# [INPUT MATERIAL]

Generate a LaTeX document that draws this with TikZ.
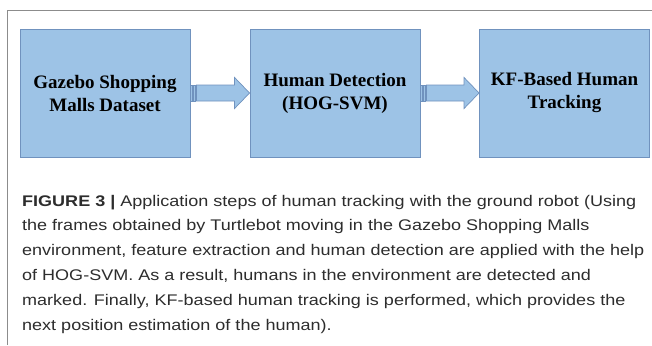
\documentclass[tikz,border=0pt]{standalone}
\usepackage{fontspec}
\setmainfont{Liberation Serif}
\newfontfamily\capfont[FakeStretch=1.17]{Liberation Sans}
\usetikzlibrary{calc}
\definecolor{boxfill}{RGB}{157,195,230}
\definecolor{boxline}{RGB}{112,146,190}
\definecolor{framegray}{RGB}{140,140,140}
\definecolor{captext}{RGB}{45,45,45}
\begin{document}
\begin{tikzpicture}[x=1pt,y=-1pt,
  stepbox/.style={draw=boxline,fill=boxfill,line width=0.9pt,minimum width=170pt,minimum height=128pt,
    inner sep=0pt,align=center,font=\fontsize{19}{23}\selectfont\bfseries,text=black},
  blockarrow/.style={draw=boxline,fill=boxfill,line width=0.7pt,line join=miter},
  capline/.style={anchor=base west,inner sep=0pt,font=\capfont\fontsize{15.4}{18}\selectfont,text=captext}]
\useasboundingbox (0,0) rectangle (652,345);
\fill[white] (0,0) rectangle (652,345);
\draw[framegray,line width=1.5pt] (7.5,345) -- (7.5,10.5) -- (652,10.5);
\node[stepbox] (a) at (105,93) {Gazebo Shopping\\Malls Dataset};
\node[stepbox] (b) at (335,93) {Human Detection\\(HOG-SVM)};
\node[stepbox] (c) at (564.5,93) {KF-Based Human\\Tracking};
\foreach \p/\q in {a/b,b/c}{
  \draw[blockarrow] ($(\p.east)+(0,-8)$) rectangle ($(\p.east)+(1.6,8)$);
  \draw[blockarrow] ($(\p.east)+(2.8,-8)$) rectangle ($(\p.east)+(4.4,8)$);
  \draw[blockarrow] ($(\p.east)+(6,-8)$) -- ($(\q.west)+(-15,-8)$) -- ($(\q.west)+(-15,-15.5)$)
     -- (\q.west) -- ($(\q.west)+(-15,15.5)$) -- ($(\q.west)+(-15,8)$) -- ($(\p.east)+(6,8)$) -- cycle;
}
\node[capline] (l1) at (22,206) {\textbf{FIGURE 3 |} Application steps of human tracking with the ground robot (Using};
\node[capline] (l2) at (22,230.8) {the frames obtained by Turtlebot moving in the Gazebo Shopping Malls};
\node[capline] (l3) at (22,255.6) {environment, feature extraction and human detection are applied with the help};
\node[capline] (l4) at (22,280.4) {of HOG-SVM. As a result, humans in the environment are detected and};
\node[capline] (l5) at (22,305.2) {marked. Finally, KF-based human tracking is performed, which provides the};
\node[capline] (l6) at (22,330) {next position estimation of the human).};
\end{tikzpicture}
\end{document}
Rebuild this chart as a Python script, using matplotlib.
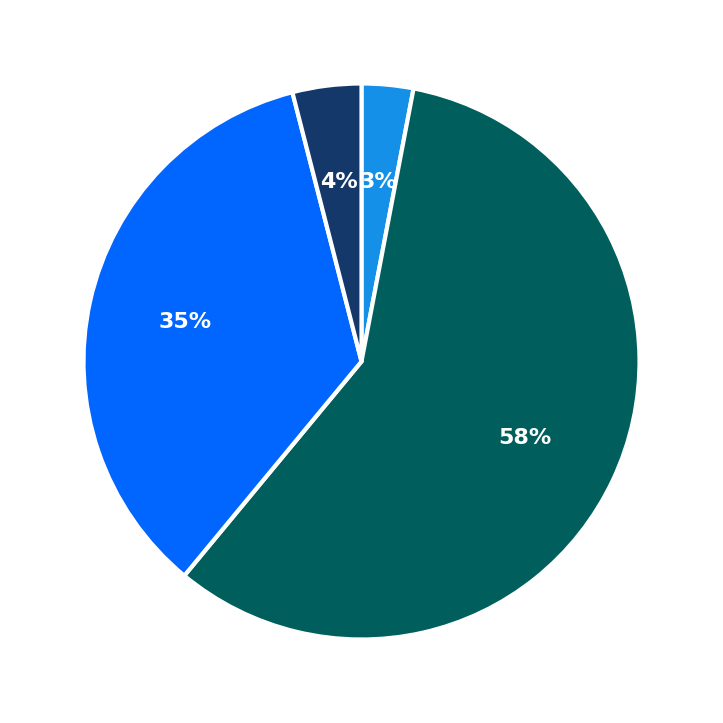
import matplotlib
matplotlib.use("Agg")
import matplotlib.pyplot as plt

# slice data, clockwise from the top
labels = ["A", "B", "C", "D"]
values = [3, 58, 35, 4]
colors = ["#1490e8", "#005f5c", "#0066ff", "#14386a"]

fig = plt.figure(figsize=(7.23, 7.23), dpi=100)
ax = fig.add_axes([0, 0, 1, 1])

wedges, texts, autotexts = ax.pie(
    values,
    colors=colors,
    startangle=90,
    counterclock=False,
    autopct="%.0f%%",
    pctdistance=0.65,
    wedgeprops=dict(edgecolor="white", linewidth=3),
    textprops=dict(color="white", fontsize=16, fontweight="bold"),
)

lim = 361.5 / 278
ax.set_xlim(-lim, lim)
ax.set_ylim(-lim, lim)
ax.set_aspect("equal")
ax.axis("off")

fig.savefig("out.png", dpi=100, facecolor="white")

# [WHAT IS EXPECTED]
The data should be printed again unchanged; leave its pictures out.

# [TASK OUTPUT]
Generate a LaTeX document that draws this with TikZ.
\documentclass[tikz,border=0pt]{standalone}
\usepackage{fontspec}
\setmainfont{Liberation Serif}
\newfontfamily\capfont[FakeStretch=1.17]{Liberation Sans}
\usetikzlibrary{calc}
\definecolor{boxfill}{RGB}{157,195,230}
\definecolor{boxline}{RGB}{112,146,190}
\definecolor{framegray}{RGB}{140,140,140}
\definecolor{captext}{RGB}{45,45,45}
\begin{document}
\begin{tikzpicture}[x=1pt,y=-1pt,
  stepbox/.style={draw=boxline,fill=boxfill,line width=0.9pt,minimum width=170pt,minimum height=128pt,
    inner sep=0pt,align=center,font=\fontsize{19}{23}\selectfont\bfseries,text=black},
  blockarrow/.style={draw=boxline,fill=boxfill,line width=0.7pt,line join=miter},
  capline/.style={anchor=base west,inner sep=0pt,font=\capfont\fontsize{15.4}{18}\selectfont,text=captext}]
\useasboundingbox (0,0) rectangle (652,345);
\fill[white] (0,0) rectangle (652,345);
\draw[framegray,line width=1.5pt] (7.5,345) -- (7.5,10.5) -- (652,10.5);
\node[stepbox] (a) at (105,93) {Gazebo Shopping\\Malls Dataset};
\node[stepbox] (b) at (335,93) {Human Detection\\(HOG-SVM)};
\node[stepbox] (c) at (564.5,93) {KF-Based Human\\Tracking};
\foreach \p/\q in {a/b,b/c}{
  \draw[blockarrow] ($(\p.east)+(0,-8)$) rectangle ($(\p.east)+(1.6,8)$);
  \draw[blockarrow] ($(\p.east)+(2.8,-8)$) rectangle ($(\p.east)+(4.4,8)$);
  \draw[blockarrow] ($(\p.east)+(6,-8)$) -- ($(\q.west)+(-15,-8)$) -- ($(\q.west)+(-15,-15.5)$)
     -- (\q.west) -- ($(\q.west)+(-15,15.5)$) -- ($(\q.west)+(-15,8)$) -- ($(\p.east)+(6,8)$) -- cycle;
}
\node[capline] (l1) at (22,206) {\textbf{FIGURE 3 |} Application steps of human tracking with the ground robot (Using};
\node[capline] (l2) at (22,230.8) {the frames obtained by Turtlebot moving in the Gazebo Shopping Malls};
\node[capline] (l3) at (22,255.6) {environment, feature extraction and human detection are applied with the help};
\node[capline] (l4) at (22,280.4) {of HOG-SVM. As a result, humans in the environment are detected and};
\node[capline] (l5) at (22,305.2) {marked. Finally, KF-based human tracking is performed, which provides the};
\node[capline] (l6) at (22,330) {next position estimation of the human).};
\end{tikzpicture}
\end{document}
Rebuild this chart as a Python script, using matplotlib.
import matplotlib
matplotlib.use("Agg")
import matplotlib.pyplot as plt

# slice data, clockwise from the top
labels = ["A", "B", "C", "D"]
values = [3, 58, 35, 4]
colors = ["#1490e8", "#005f5c", "#0066ff", "#14386a"]

fig = plt.figure(figsize=(7.23, 7.23), dpi=100)
ax = fig.add_axes([0, 0, 1, 1])

wedges, texts, autotexts = ax.pie(
    values,
    colors=colors,
    startangle=90,
    counterclock=False,
    autopct="%.0f%%",
    pctdistance=0.65,
    wedgeprops=dict(edgecolor="white", linewidth=3),
    textprops=dict(color="white", fontsize=16, fontweight="bold"),
)

lim = 361.5 / 278
ax.set_xlim(-lim, lim)
ax.set_ylim(-lim, lim)
ax.set_aspect("equal")
ax.axis("off")

fig.savefig("out.png", dpi=100, facecolor="white")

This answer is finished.